Taiwan Semiconductor Manufacturing Co (TSMC, 台積電), the world’s largest custom-chip maker, plans to cut costs next year as a global economic slump crimps demand for chips used in consumer electronics.
“We are reducing costs to come out stronger from the economic downturn,” Tzeng Jin-hao (曾晉皓), a spokesman for the Hsinchu-based chipmaker, said yesterday.
“We have plans to cut costs for everything, but we haven’t made a decision yet,” he said, declining to comment if the reductions would include salary or job cuts.

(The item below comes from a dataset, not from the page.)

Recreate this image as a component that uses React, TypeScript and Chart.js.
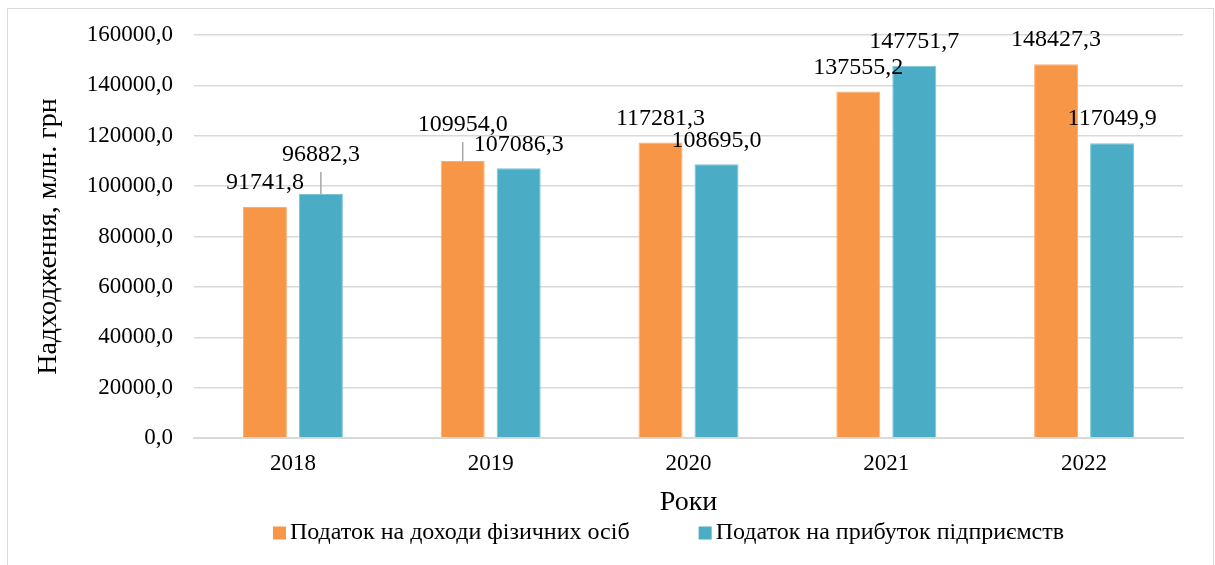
import React, { useEffect, useRef } from "react";
import { Chart, registerables } from "chart.js";

Chart.register(...registerables);

const years = ["2018", "2019", "2020", "2021", "2022"];
const pitValues = [91741.8, 109954.0, 117281.3, 137555.2, 148427.3];
const citValues = [96882.3, 107086.3, 108695.0, 147751.7, 117049.9];
const seriesNames = ["Податок на доходи фізичних осіб", "Податок на прибуток підприємств"];
const yTicks = [0, 20000, 40000, 60000, 80000, 100000, 120000, 140000, 160000];
const axisTitleY = "Надходження, млн. грн";
const axisTitleX = "Роки";

// extra lift (px) for labels that Excel moved up with leader lines: [dataset][index]
const labelLift = [
  [0, 12, 0, 0, 0],
  [15, 0, 0, 0, 0],
];

const FONT = "'Liberation Serif', 'Times New Roman', serif";
const fmt = (v: number) => v.toFixed(1).replace(".", ",");

const labelPlugin = {
  id: "valueLabels",
  afterDatasetsDraw(chart: any) {
    const ctx = chart.ctx;
    ctx.save();
    ctx.font = `24px ${FONT}`;
    ctx.fillStyle = "#000";
    ctx.textAlign = "center";
    ctx.textBaseline = "middle";
    chart.data.datasets.forEach((ds: any, di: number) => {
      const meta = chart.getDatasetMeta(di);
      meta.data.forEach((bar: any, i: number) => {
        const lift = labelLift[di][i];
        const cy = bar.y - 24 - lift;
        if (lift > 0) {
          ctx.strokeStyle = "#a6a6a6";
          ctx.lineWidth = 1.5;
          ctx.beginPath();
          ctx.moveTo(bar.x, cy + 17);
          ctx.lineTo(bar.x, bar.y);
          ctx.stroke();
        }
        ctx.fillText(fmt(ds.data[i]), bar.x, cy);
      });
    });
    ctx.restore();
  },
};

const legendPlugin = {
  id: "customLegend",
  afterDraw(chart: any) {
    const ctx = chart.ctx;
    ctx.save();
    ctx.font = `24px ${FONT}`;
    ctx.textBaseline = "middle";
    ctx.textAlign = "left";
    const box = 13;
    const gapText = 4;
    const gapItem = 69;
    const items = chart.data.datasets.map((ds: any) => ({
      label: ds.label,
      color: ds.backgroundColor,
      w: box + gapText + ctx.measureText(ds.label).width,
    }));
    const total = items.reduce((s: number, it: any) => s + it.w, 0) + gapItem * (items.length - 1);
    const area = chart.chartArea;
    let x = (area.left + area.right) / 2 - total / 2 - 20;
    const y = 524;
    items.forEach((it: any) => {
      ctx.fillStyle = it.color;
      ctx.fillRect(x, y - box / 2, box, box);
      ctx.fillStyle = "#000";
      ctx.fillText(it.label, x + box + gapText, y);
      x += it.w + gapItem;
    });
    ctx.restore();
  },
};

export default function App() {
  const ref = useRef<HTMLCanvasElement>(null);
  useEffect(() => {
    if (!ref.current) return;
    const chart = new Chart(ref.current, {
      type: "bar",
      data: {
        labels: years,
        datasets: [
          {
            label: seriesNames[0],
            data: pitValues,
            backgroundColor: "#F79646",
            borderColor: "#F9AE74",
            borderWidth: 1,
            categoryPercentage: 0.566,
            barPercentage: 0.786,
          },
          {
            label: seriesNames[1],
            data: citValues,
            backgroundColor: "#4BACC6",
            borderColor: "#7CC3D6",
            borderWidth: 1,
            categoryPercentage: 0.566,
            barPercentage: 0.786,
          },
        ],
      },
      options: {
        animation: false,
        responsive: true,
        maintainAspectRatio: false,
        layout: { padding: { left: 0, right: 30, top: 26, bottom: 46 } },
        plugins: {
          legend: { display: false },
          tooltip: { enabled: false },
        },
        scales: {
          x: {
            grid: { display: false, drawTicks: false },
            border: { display: true, color: "#d9d9d9", width: 2 },
            ticks: { color: "#000", font: { family: FONT, size: 23 }, padding: 12 },
            title: {
              display: true,
              text: axisTitleX,
              color: "#000",
              font: { family: FONT, size: 28 },
              padding: { top: 0, bottom: 0 },
            },
            afterFit: (scale: any) => {
              scale.height = 81;
              scale.paddingLeft = 0;
              scale.paddingRight = 0;
            },
          },
          y: {
            min: 0,
            max: 160000,
            afterBuildTicks: (scale: any) => {
              scale.ticks = yTicks.map((v) => ({ value: v }));
            },
            grid: { color: "#d9d9d9", lineWidth: 1.5, drawTicks: false },
            border: { display: false },
            ticks: {
              color: "#000",
              font: { family: FONT, size: 23 },
              padding: 21,
              callback: (v: any) => fmt(Number(v)),
            },
            title: {
              display: true,
              text: axisTitleY,
              color: "#000",
              font: { family: FONT, size: 28 },
              padding: { top: 24, bottom: 0 },
            },
            afterFit: (scale: any) => {
              scale.width = 186;
              scale.paddingTop = 0;
              scale.paddingBottom = 0;
            },
          },
        },
      },
      plugins: [labelPlugin, legendPlugin],
    });
    return () => chart.destroy();
  }, []);

  return (
    <div
      style={{
        position: "fixed",
        left: 7,
        top: 8,
        width: 1207,
        height: 557,
        border: "1px solid #d9d9d9",
        borderBottom: "none",
        boxSizing: "border-box",
        background: "#fff",
      }}
    >
      <div style={{ position: "relative", width: "100%", height: "100%" }}>
        <canvas ref={ref} />
      </div>
    </div>
  );
}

The Semiconductor Industry Association expects global chip sales will drop 5.6 percent next year. STMicroelectronics NV, Europe’s largest semiconductor maker, said on Friday its fourth-quarter revenue would be below the company’s forecasts because of a slowdown in orders.
Consumer electronics companies ranging from Nokia to Panasonic have slashed forecasts this month as consumers buy fewer cell phones, flat-panel televisions and computers.
TSMC, plans to cut capital expenditure next year, although the final budget is still being decided, Tzeng said. The company on Oct. 30 said it was considering a 20 percent cut in spending, Tzeng said.
The company will announce details at an investors briefing to be held at the end of January, he said.
The chipmaker has also imposed a hiring freeze, and would consider hiring only if there are special needs, Tzeng said.
Smaller rival United Microelectronics Corp (UMC, 聯電) may ask workers to take unpaid leave next year to cut costs, the Chinese-language Economic Daily News reported yesterday, citing unidentified company executives. The firm has already trimmed its workforce so it doesn’t plan to cut wages or ask staff to take unpaid leave this year, the newspaper said.
Alex Hinnawi, a spokesman at UMC declined to comment on the report.